[start MATERIAL PROVIDED]

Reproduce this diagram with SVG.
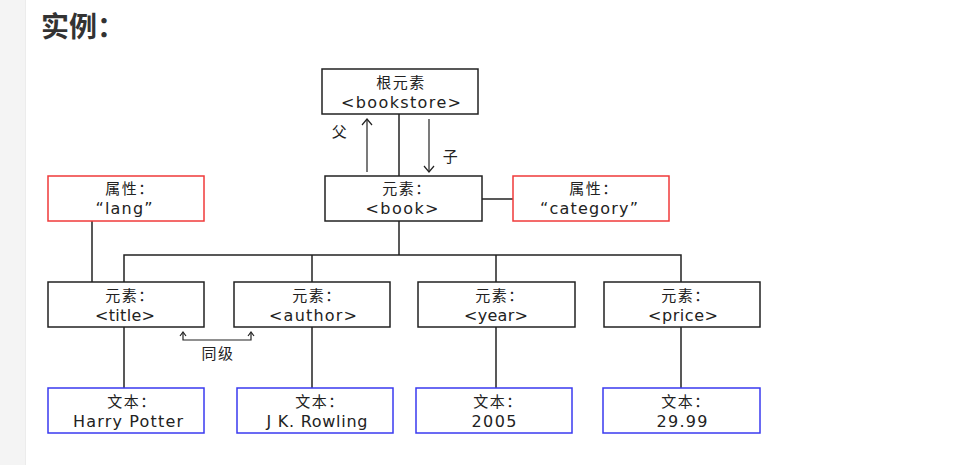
<svg xmlns="http://www.w3.org/2000/svg" width="967" height="465" viewBox="0 0 967 465">
<style>
.bg{fill:#ffffff}
.strip{fill:#f4f4f4}
.box{fill:#ffffff;stroke:#222;stroke-width:1.5}
.attr{fill:#ffffff;stroke:#f03a3a;stroke-width:1.5}
.txt{fill:#ffffff;stroke:#3a3af0;stroke-width:1.5}
.ln{fill:none;stroke:#222;stroke-width:1.5}
.arr{fill:none;stroke:#222;stroke-width:1.2}
text{font-family:"DejaVu Sans","Noto Sans CJK SC",sans-serif;font-size:16px;fill:#222;text-anchor:middle}
.cn{font-family:"Noto Sans CJK SC",sans-serif;font-size:15px;letter-spacing:1.5px}
.h{font-family:"Noto Sans CJK SC",sans-serif;font-size:28px;font-weight:bold;fill:#333;text-anchor:start;letter-spacing:0}
</style>
<rect class="bg" x="0" y="0" width="967" height="465"/>
<rect class="strip" x="0" y="0" width="25" height="465"/>
<line x1="25.5" y1="0" x2="25.5" y2="465" stroke="#ececec" stroke-width="1"/>
<text class="h" x="41" y="37">实例：</text>

<g id="connectors">
<line class="ln" x1="399" y1="114" x2="399" y2="176"/>
<line class="ln" x1="482" y1="199" x2="513" y2="199"/>
<line class="ln" x1="92" y1="221" x2="92" y2="282"/>
<line class="ln" x1="399" y1="221" x2="399" y2="255"/>
<polyline class="ln" points="124,282 124,255 681,255 681,282"/>
<line class="ln" x1="312" y1="255" x2="312" y2="282"/>
<line class="ln" x1="496" y1="255" x2="496" y2="282"/>
<line class="ln" x1="124" y1="327" x2="124" y2="388"/>
<line class="ln" x1="312" y1="327" x2="312" y2="388"/>
<line class="ln" x1="496" y1="327" x2="496" y2="388"/>
<line class="ln" x1="681" y1="327" x2="681" y2="388"/>
<line class="arr" x1="367" y1="172" x2="367" y2="119"/>
<path class="arr" d="M362,125 L367,119 L372,125"/>
<line class="arr" x1="429" y1="119" x2="429" y2="172"/>
<path class="arr" d="M424,166 L429,172 L434,166"/>
<polyline class="arr" points="183,333 183,340 251,340 251,333"/>
<path class="arr" d="M180,336 L183,332 L186,336 M248,336 L251,332 L254,336"/>
<text class="cn" x="340" y="137">父</text>
<text class="cn" x="451" y="162">子</text>
<text class="cn" x="218" y="359">同级</text>
</g>

<g id="bookstore">
<rect class="box" x="322" y="69" width="156" height="45"/>
<text class="cn" x="401" y="88">根元素</text>
<text x="401" y="108" textLength="120" lengthAdjust="spacing">&lt;bookstore&gt;</text>
</g>
<g id="book">
<rect class="box" x="325" y="176" width="157" height="45"/>
<text class="cn" x="407" y="194">元素：</text>
<text x="402" y="214" textLength="73" lengthAdjust="spacing">&lt;book&gt;</text>
</g>
<g id="lang">
<rect class="attr" x="48" y="176" width="156" height="45"/>
<text class="cn" x="130" y="194">属性：</text>
<text x="124" y="214" textLength="57" lengthAdjust="spacing">“lang”</text>
</g>
<g id="category">
<rect class="attr" x="513" y="176" width="156" height="45"/>
<text class="cn" x="594" y="194">属性：</text>
<text x="589" y="214" textLength="98" lengthAdjust="spacing">“category”</text>
</g>
<g id="title">
<rect class="box" x="48" y="282" width="156" height="45"/>
<text class="cn" x="130" y="301">元素：</text>
<text x="125" y="321" textLength="60" lengthAdjust="spacing">&lt;title&gt;</text>
</g>
<g id="author">
<rect class="box" x="234" y="282" width="156" height="45"/>
<text class="cn" x="317" y="301">元素：</text>
<text x="313" y="321" textLength="88" lengthAdjust="spacing">&lt;author&gt;</text>
</g>
<g id="year">
<rect class="box" x="418" y="282" width="157" height="45"/>
<text class="cn" x="500" y="301">元素：</text>
<text x="496" y="321" textLength="64" lengthAdjust="spacing">&lt;year&gt;</text>
</g>
<g id="price">
<rect class="box" x="604" y="282" width="156" height="45"/>
<text class="cn" x="686" y="301">元素：</text>
<text x="683" y="321" textLength="70" lengthAdjust="spacing">&lt;price&gt;</text>
</g>
<g id="text-harry">
<rect class="txt" x="48" y="388" width="156" height="45"/>
<text class="cn" x="132" y="407">文本：</text>
<text x="128" y="427" textLength="110" lengthAdjust="spacing">Harry Potter</text>
</g>
<g id="text-rowling">
<rect class="txt" x="237" y="388" width="156" height="45"/>
<text class="cn" x="320" y="407">文本：</text>
<text x="317" y="427" textLength="101" lengthAdjust="spacing">J K. Rowling</text>
</g>
<g id="text-2005">
<rect class="txt" x="416" y="388" width="156" height="45"/>
<text class="cn" x="498" y="407">文本：</text>
<text x="494" y="427" textLength="45" lengthAdjust="spacing">2005</text>
</g>
<g id="text-price">
<rect class="txt" x="603" y="388" width="157" height="45"/>
<text class="cn" x="686" y="407">文本：</text>
<text x="682" y="427" textLength="51" lengthAdjust="spacing">29.99</text>
</g>
</svg>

[end MATERIAL PROVIDED]

_STATED TASK_
Each line of the material must be retyped exactly, except that images are omitted.

_CORRECT OUTPUT_
Reproduce this diagram with SVG.
<svg xmlns="http://www.w3.org/2000/svg" width="967" height="465" viewBox="0 0 967 465">
<style>
.bg{fill:#ffffff}
.strip{fill:#f4f4f4}
.box{fill:#ffffff;stroke:#222;stroke-width:1.5}
.attr{fill:#ffffff;stroke:#f03a3a;stroke-width:1.5}
.txt{fill:#ffffff;stroke:#3a3af0;stroke-width:1.5}
.ln{fill:none;stroke:#222;stroke-width:1.5}
.arr{fill:none;stroke:#222;stroke-width:1.2}
text{font-family:"DejaVu Sans","Noto Sans CJK SC",sans-serif;font-size:16px;fill:#222;text-anchor:middle}
.cn{font-family:"Noto Sans CJK SC",sans-serif;font-size:15px;letter-spacing:1.5px}
.h{font-family:"Noto Sans CJK SC",sans-serif;font-size:28px;font-weight:bold;fill:#333;text-anchor:start;letter-spacing:0}
</style>
<rect class="bg" x="0" y="0" width="967" height="465"/>
<rect class="strip" x="0" y="0" width="25" height="465"/>
<line x1="25.5" y1="0" x2="25.5" y2="465" stroke="#ececec" stroke-width="1"/>
<text class="h" x="41" y="37">实例：</text>

<g id="connectors">
<line class="ln" x1="399" y1="114" x2="399" y2="176"/>
<line class="ln" x1="482" y1="199" x2="513" y2="199"/>
<line class="ln" x1="92" y1="221" x2="92" y2="282"/>
<line class="ln" x1="399" y1="221" x2="399" y2="255"/>
<polyline class="ln" points="124,282 124,255 681,255 681,282"/>
<line class="ln" x1="312" y1="255" x2="312" y2="282"/>
<line class="ln" x1="496" y1="255" x2="496" y2="282"/>
<line class="ln" x1="124" y1="327" x2="124" y2="388"/>
<line class="ln" x1="312" y1="327" x2="312" y2="388"/>
<line class="ln" x1="496" y1="327" x2="496" y2="388"/>
<line class="ln" x1="681" y1="327" x2="681" y2="388"/>
<line class="arr" x1="367" y1="172" x2="367" y2="119"/>
<path class="arr" d="M362,125 L367,119 L372,125"/>
<line class="arr" x1="429" y1="119" x2="429" y2="172"/>
<path class="arr" d="M424,166 L429,172 L434,166"/>
<polyline class="arr" points="183,333 183,340 251,340 251,333"/>
<path class="arr" d="M180,336 L183,332 L186,336 M248,336 L251,332 L254,336"/>
<text class="cn" x="340" y="137">父</text>
<text class="cn" x="451" y="162">子</text>
<text class="cn" x="218" y="359">同级</text>
</g>

<g id="bookstore">
<rect class="box" x="322" y="69" width="156" height="45"/>
<text class="cn" x="401" y="88">根元素</text>
<text x="401" y="108" textLength="120" lengthAdjust="spacing">&lt;bookstore&gt;</text>
</g>
<g id="book">
<rect class="box" x="325" y="176" width="157" height="45"/>
<text class="cn" x="407" y="194">元素：</text>
<text x="402" y="214" textLength="73" lengthAdjust="spacing">&lt;book&gt;</text>
</g>
<g id="lang">
<rect class="attr" x="48" y="176" width="156" height="45"/>
<text class="cn" x="130" y="194">属性：</text>
<text x="124" y="214" textLength="57" lengthAdjust="spacing">“lang”</text>
</g>
<g id="category">
<rect class="attr" x="513" y="176" width="156" height="45"/>
<text class="cn" x="594" y="194">属性：</text>
<text x="589" y="214" textLength="98" lengthAdjust="spacing">“category”</text>
</g>
<g id="title">
<rect class="box" x="48" y="282" width="156" height="45"/>
<text class="cn" x="130" y="301">元素：</text>
<text x="125" y="321" textLength="60" lengthAdjust="spacing">&lt;title&gt;</text>
</g>
<g id="author">
<rect class="box" x="234" y="282" width="156" height="45"/>
<text class="cn" x="317" y="301">元素：</text>
<text x="313" y="321" textLength="88" lengthAdjust="spacing">&lt;author&gt;</text>
</g>
<g id="year">
<rect class="box" x="418" y="282" width="157" height="45"/>
<text class="cn" x="500" y="301">元素：</text>
<text x="496" y="321" textLength="64" lengthAdjust="spacing">&lt;year&gt;</text>
</g>
<g id="price">
<rect class="box" x="604" y="282" width="156" height="45"/>
<text class="cn" x="686" y="301">元素：</text>
<text x="683" y="321" textLength="70" lengthAdjust="spacing">&lt;price&gt;</text>
</g>
<g id="text-harry">
<rect class="txt" x="48" y="388" width="156" height="45"/>
<text class="cn" x="132" y="407">文本：</text>
<text x="128" y="427" textLength="110" lengthAdjust="spacing">Harry Potter</text>
</g>
<g id="text-rowling">
<rect class="txt" x="237" y="388" width="156" height="45"/>
<text class="cn" x="320" y="407">文本：</text>
<text x="317" y="427" textLength="101" lengthAdjust="spacing">J K. Rowling</text>
</g>
<g id="text-2005">
<rect class="txt" x="416" y="388" width="156" height="45"/>
<text class="cn" x="498" y="407">文本：</text>
<text x="494" y="427" textLength="45" lengthAdjust="spacing">2005</text>
</g>
<g id="text-price">
<rect class="txt" x="603" y="388" width="157" height="45"/>
<text class="cn" x="686" y="407">文本：</text>
<text x="682" y="427" textLength="51" lengthAdjust="spacing">29.99</text>
</g>
</svg>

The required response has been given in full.